On Thursday, a government investigation panel said that Halliburton might have played an important role in the April explosion of the Deepwater Horizon platform in the Gulf of Mexico by supplying cement that the company knew was unstable to BP, which used it to seal the well. Halliburton has repeatedly blamed BP, the owner of the well, of failing to test the cement and making other errors that led to the accident, which killed 11 people and spewed millions of barrels of crude oil into the gulf.
“Halliburton has a history of walking on the energy high beam without a net,” said Chris Ruppel, managing director of capital markets at Execution Noble, an international investment bank. “Because they have been very aggressive, working on very high-profile types of projects, when anything goes wrong, they will be front and center.”

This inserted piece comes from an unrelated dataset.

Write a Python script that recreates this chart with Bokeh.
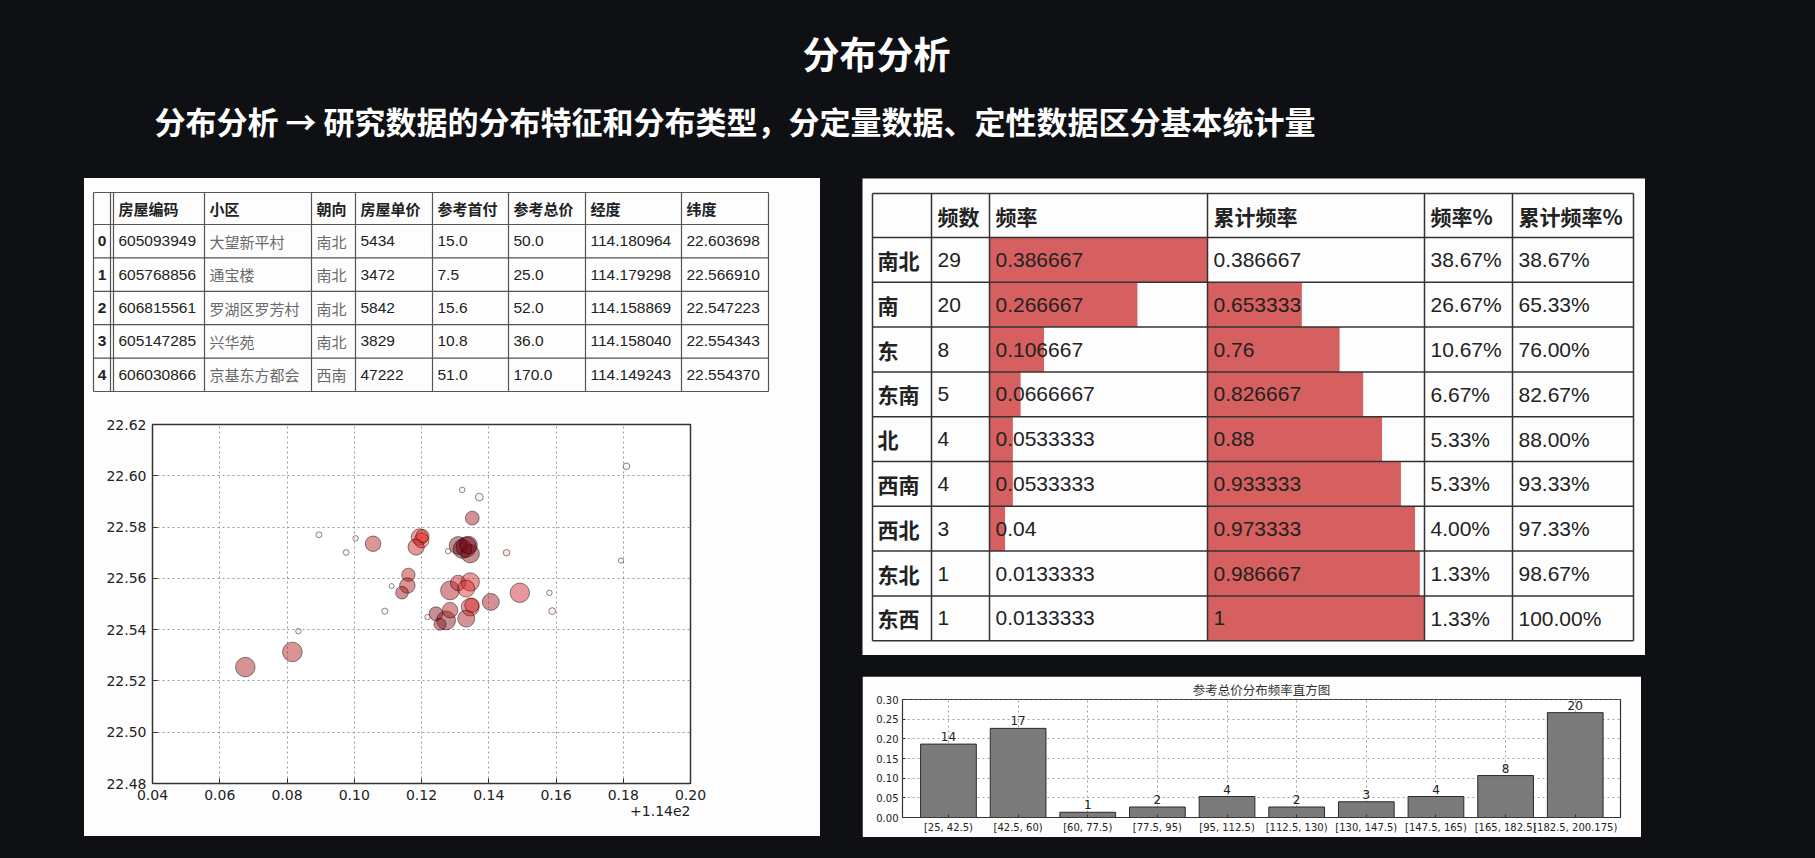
import numpy as np
from bokeh.plotting import figure
from bokeh.layouts import column, row
from bokeh.models import (Spacer, ColumnDataSource, LinearColorMapper, SingleIntervalTicker,
                          FixedTicker, CustomJSTickFormatter, NumeralTickFormatter, Title,
                          Range1d, GlobalInlineStyleSheet)
from bokeh.core.properties import value
from bokeh.palettes import Reds256
from bokeh.embed import file_html
from bokeh.resources import INLINE

BG = "#0e1013"
PANEL = "#fdfdfd"
LATIN = "Liberation Sans"
CJK = "Noto Sans CJK SC"
MPL = "DejaVu Sans"

title_text = "分布分析"
subtitle_text = "分布分析 → 研究数据的分布特征和分布类型，分定量数据、定性数据区分基本统计量"

# head of the house table
house_cols = ["", "房屋编码", "小区", "朝向", "房屋单价", "参考首付", "参考总价", "经度", "纬度"]
house_idx = [0, 1, 2, 3, 4]
house_code = ["605093949", "605768856", "606815561", "605147285", "606030866"]
house_name = ["大望新平村", "通宝楼", "罗湖区罗芳村", "兴华苑", "京基东方都会"]
house_dir = ["南北", "南北", "南北", "南北", "西南"]
house_unit = [5434, 3472, 5842, 3829, 47222]
house_down = [15.0, 7.5, 15.6, 10.8, 51.0]
house_total = [50.0, 25.0, 52.0, 36.0, 170.0]
house_lon = [114.180964, 114.179298, 114.158869, 114.158040, 114.149243]
house_lat = [22.603698, 22.566910, 22.547223, 22.554343, 22.554370]

# the rest of the points
more_lon = [114.1321, 114.1372, 114.1351, 114.0895, 114.1004, 114.1056, 114.0976, 114.1194,
            114.1200, 114.1184, 114.1309, 114.1333, 114.1345, 114.1279, 114.1453, 114.1161,
            114.1158, 114.1142, 114.1111, 114.1091, 114.1285, 114.1309, 114.1345, 114.1333,
            114.1406, 114.1345, 114.1333, 114.1243, 114.1273, 114.1285, 114.1218, 114.1255,
            114.0834, 114.0816, 114.0676, 114.1322, 114.1340, 114.1203, 114.1350]
more_lat = [22.5945, 22.5917, 22.5835, 22.5770, 22.5756, 22.5735, 22.5701, 22.5761,
            22.5748, 22.5722, 22.5728, 22.5722, 22.5696, 22.5706, 22.5700, 22.5614,
            22.5572, 22.5544, 22.5570, 22.5472, 22.5553, 22.5582, 22.5586, 22.5560,
            22.5508, 22.5488, 22.5443, 22.5462, 22.5436, 22.5476, 22.5449, 22.5421,
            22.5394, 22.5313, 22.5254, 22.5715, 22.5730, 22.5765, 22.5495]
more_unit = [3900, 7500, 24000, 4500, 3800, 30000, 4200, 34000,
             28000, 33000, 40000, 52000, 42000, 3500, 5500, 22000,
             30000, 20000, 3200, 4800, 45000, 30000, 42000, 36000,
             36000, 40000, 36000, 24000, 45000, 30000, 3600, 18000,
             3800, 48000, 48000, 45000, 38000, 22000, 26000]
more_total = [40, 45, 200, 50, 35, 185, 50, 160,
              150, 175, 210, 220, 210, 25, 70, 185,
              190, 200, 30, 35, 195, 180, 170, 160,
              200, 165, 195, 210, 210, 190, 45, 205,
              40, 190, 195, 220, 215, 160, 170]

# orientation frequency table
orient = ["南北", "南", "东", "东南", "北", "西南", "西北", "东北", "东西"]
orient_count = [29, 20, 8, 5, 4, 4, 3, 1, 1]
freq_cols = ["", "频数", "频率", "累计频率", "频率%", "累计频率%"]

# histogram of total price
bin_labels = ["[25, 42.5)", "[42.5, 60)", "[60, 77.5)", "[77.5, 95)", "[95, 112.5)",
              "[112.5, 130)", "[130, 147.5)", "[147.5, 165)", "[165, 182.5)", "[182.5, 200.175)"]
bin_counts = [14, 17, 1, 2, 4, 2, 3, 4, 8, 20]


def blank(w, h, fill):
    p = figure(width=w, height=h, x_range=Range1d(0, w), y_range=Range1d(h, 0),
               x_axis_location=None, y_axis_location=None, toolbar_location=None,
               output_backend="svg", min_border=0, background_fill_color=fill,
               border_fill_color=fill, outline_line_color=None)
    p.grid.visible = False
    return p


def edges(start, sizes):
    out = [start]
    for s in sizes:
        out.append(out[-1] + s)
    return out


def grid_lines(p, xs, ys, color, width):
    p.segment(x0=[xs[0]] * len(ys), y0=ys, x1=[xs[-1]] * len(ys), y1=ys,
              line_color=color, line_width=width)
    p.segment(x0=xs, y0=[ys[0]] * len(xs), x1=xs, y1=[ys[-1]] * len(xs),
              line_color=color, line_width=width)


def put_text(p, xs, ys, texts, font, size, color, style="normal", align="left"):
    p.text(x=xs, y=ys, text=texts, text_font=value(font), text_font_size=size,
           text_color=color, text_font_style=style, text_align=align, text_baseline="middle")


# header
hd = blank(1813, 178, BG)
put_text(hd, [876], [52], [title_text], CJK, "37px", "white", "bold", "center")
put_text(hd, [154], [120], [subtitle_text], CJK, "31px", "white", "bold")

# house table
tb = blank(736, 222, PANEL)
hx = edges(9, [17, 94, 107, 44, 77, 76, 77, 96, 87])
hy = edges(14, [32] + [33.4] * len(house_idx))
grid_lines(tb, hx, hy, "#555555", 1.2)
tb.segment(x0=[hx[1] + 3], y0=[hy[0]], x1=[hx[1] + 3], y1=[hy[-1]], line_color="#555555", line_width=1.2)
mid = [(hy[i] + hy[i + 1]) / 2 for i in range(len(hy) - 1)]
put_text(tb, [hx[i] + 5 + (3 if i == 1 else 0) for i in range(1, len(house_cols))],
         [mid[0]] * (len(house_cols) - 1), house_cols[1:], CJK, "15px", "#222222", "bold")
put_text(tb, [(hx[0] + hx[1]) / 2] * len(house_idx), mid[1:], [str(i) for i in house_idx],
         LATIN, "15.5px", "#222222", "bold", "center")
num_cols = [(1, house_code), (4, [str(v) for v in house_unit]), (5, [str(v) for v in house_down]),
            (6, [str(v) for v in house_total]), (7, ["%.6f" % v for v in house_lon]),
            (8, ["%.6f" % v for v in house_lat])]
for ci, vals in num_cols:
    put_text(tb, [hx[ci] + 5 + (3 if ci == 1 else 0)] * len(vals), mid[1:], vals, LATIN, "15.5px", "#222222")
for ci, vals in [(2, house_name), (3, house_dir)]:
    put_text(tb, [hx[ci] + 5] * len(vals), mid[1:], vals, CJK, "15px", "#6a6a6a")

# scatter of the houses
pt_lon = house_lon + more_lon
pt_lat = house_lat + more_lat
pt_unit = house_unit + more_unit
pt_total = house_total + more_total
src = ColumnDataSource(dict(lon=pt_lon, lat=pt_lat, total=pt_total,
                            size=[2 * np.sqrt(u / 500) for u in pt_unit]))
mapper = LinearColorMapper(palette=list(reversed(Reds256)), low=min(pt_total), high=max(pt_total))

sc = figure(width=736, height=436, x_range=Range1d(114.04, 114.20), y_range=Range1d(22.48, 22.62),
            toolbar_location=None, output_backend="svg", background_fill_color="white",
            border_fill_color=PANEL, min_border_left=68, min_border_right=130,
            min_border_top=24, min_border_bottom=53, outline_line_color="#333333",
            outline_line_width=1.5)
sc.scatter(x="lon", y="lat", size="size", source=src,
           fill_color={"field": "total", "transform": mapper}, fill_alpha=0.45,
           line_color="black", line_alpha=0.45)
sc.xaxis.ticker = SingleIntervalTicker(interval=0.02, num_minor_ticks=0)
sc.yaxis.ticker = SingleIntervalTicker(interval=0.02, num_minor_ticks=0)
sc.xaxis.formatter = CustomJSTickFormatter(code="return (tick - 114).toFixed(2);")
sc.yaxis.formatter = NumeralTickFormatter(format="0.00")
sc.add_layout(Title(text="+1.14e2", align="right", text_font=MPL, text_font_size="14px",
                    text_font_style="normal", text_color="#222222", standoff=2), "below")
for ax in sc.axis:
    ax.axis_line_color = None
    ax.major_tick_in = 5
    ax.major_tick_out = 0
    ax.major_tick_line_color = "#333333"
    ax.major_label_text_font = MPL
    ax.major_label_text_font_size = "14px"
    ax.major_label_text_color = "#222222"
    ax.major_label_standoff = 6
sc.grid.grid_line_dash = "2 3"
sc.grid.grid_line_color = "#9a9a9a"

# orientation table with bars
ft = blank(783, 477, PANEL)
fx = edges(10, [59, 58, 218, 217, 88, 121])
fy = edges(15, [44] + [44.8] * len(orient))
fmid = [(fy[i] + fy[i + 1]) / 2 for i in range(len(fy) - 1)]
total_n = sum(orient_count)
freq = [c / total_n for c in orient_count]
cum = list(np.cumsum(freq))
for ci, vals in [(2, freq), (3, cum)]:
    lo, hi = min(vals), max(vals)
    w = fx[ci + 1] - fx[ci]
    ft.quad(left=[fx[ci]] * len(vals), right=[fx[ci] + w * (v - lo) / (hi - lo) for v in vals],
            top=fy[1:-1], bottom=fy[2:], fill_color="#d65f5f", line_color=None)
grid_lines(ft, fx, fy, "#333333", 1.5)
put_text(ft, [fx[i] + 6 for i in range(1, len(freq_cols))], [fmid[0]] * (len(freq_cols) - 1),
         freq_cols[1:], CJK, "21px", "#222222", "bold")
put_text(ft, [fx[0] + 5] * len(orient), fmid[1:], orient, CJK, "21px", "#222222", "bold")
cells = [[str(c) for c in orient_count], ["%.6g" % v for v in freq], ["%.6g" % v for v in cum],
         ["%.2f%%" % (v * 100) for v in freq], ["%.2f%%" % (v * 100) for v in cum]]
for k, vals in enumerate(cells):
    put_text(ft, [fx[k + 1] + 6] * len(vals), fmid[1:], vals, LATIN, "21px", "#222222")

# histogram
bx = list(range(len(bin_labels)))
bfreq = [c / sum(bin_counts) for c in bin_counts]
hs = figure(width=779, height=161, x_range=Range1d(-0.66, 9.65), y_range=Range1d(0, 0.3001),
            toolbar_location=None, output_backend="svg", background_fill_color="white",
            border_fill_color=PANEL, min_border_left=40, min_border_right=21,
            min_border_top=22, min_border_bottom=20, outline_line_color="#333333",
            outline_line_width=1.2)
hs.title.text = "参考总价分布频率直方图"
hs.title.align = "center"
hs.title.text_font = CJK
hs.title.text_font_size = "12.5px"
hs.title.text_font_style = "normal"
hs.title.text_color = "#333333"
hs.title.standoff = 2
hs.vbar(x=bx, top=bfreq, width=0.8, fill_color="#7b7b7b", line_color="#2a2a2a")
hs.text(x=bx, y=bfreq, text=[str(c) for c in bin_counts], text_align="center",
        text_baseline="bottom", y_offset=-3, text_font=value(MPL), text_font_size="12px",
        text_color="#222222")
hs.xaxis.ticker = FixedTicker(ticks=bx)
hs.xaxis.major_label_overrides = {i: lab for i, lab in zip(bx, bin_labels)}
hs.yaxis.ticker = SingleIntervalTicker(interval=0.05, num_minor_ticks=0)
hs.yaxis.formatter = NumeralTickFormatter(format="0.00")
for ax in hs.axis:
    ax.axis_line_color = None
    ax.major_tick_in = 3
    ax.major_tick_out = 0
    ax.major_tick_line_color = "#333333"
    ax.major_label_text_font = MPL
    ax.major_label_text_font_size = "10px"
    ax.major_label_text_color = "#222222"
    ax.major_label_standoff = 4
hs.grid.grid_line_dash = "2 3"
hs.grid.grid_line_color = "#a0a0a0"

left = column(column(row(tb), row(sc), styles={"background-color": PANEL}),
              Spacer(width=736, height=20))
right = column(row(ft), Spacer(width=783, height=21), row(hs, Spacer(width=4, height=161)),
               Spacer(width=783, height=19))
body = row(Spacer(width=84, height=678), left, Spacer(width=42, height=678), right,
           Spacer(width=168, height=678))
root = column(hd, body, styles={"background-color": BG},
              stylesheets=[GlobalInlineStyleSheet(css="body { background-color: %s; }" % BG)])

open("out.html", "w").write(file_html(root, INLINE))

The company, which was led by former Vice President Dick Cheney from 1995 to 2000, has drawn repeated fire for some of its past actions, mostly involving its Kellogg Brown & Root subsidiary, which it finished selling in 2007. Last year, for example, Halliburton and KBR agreed to pay $579 million to settle charges brought by the Justice Department and the Securities and Exchange Commission in connection with bribes that KBR had paid to top Nigerian officials over a decade. The companies still face criminal liability in Nigeria over the episode, which involved contracts to build a liquefied natural gas complex.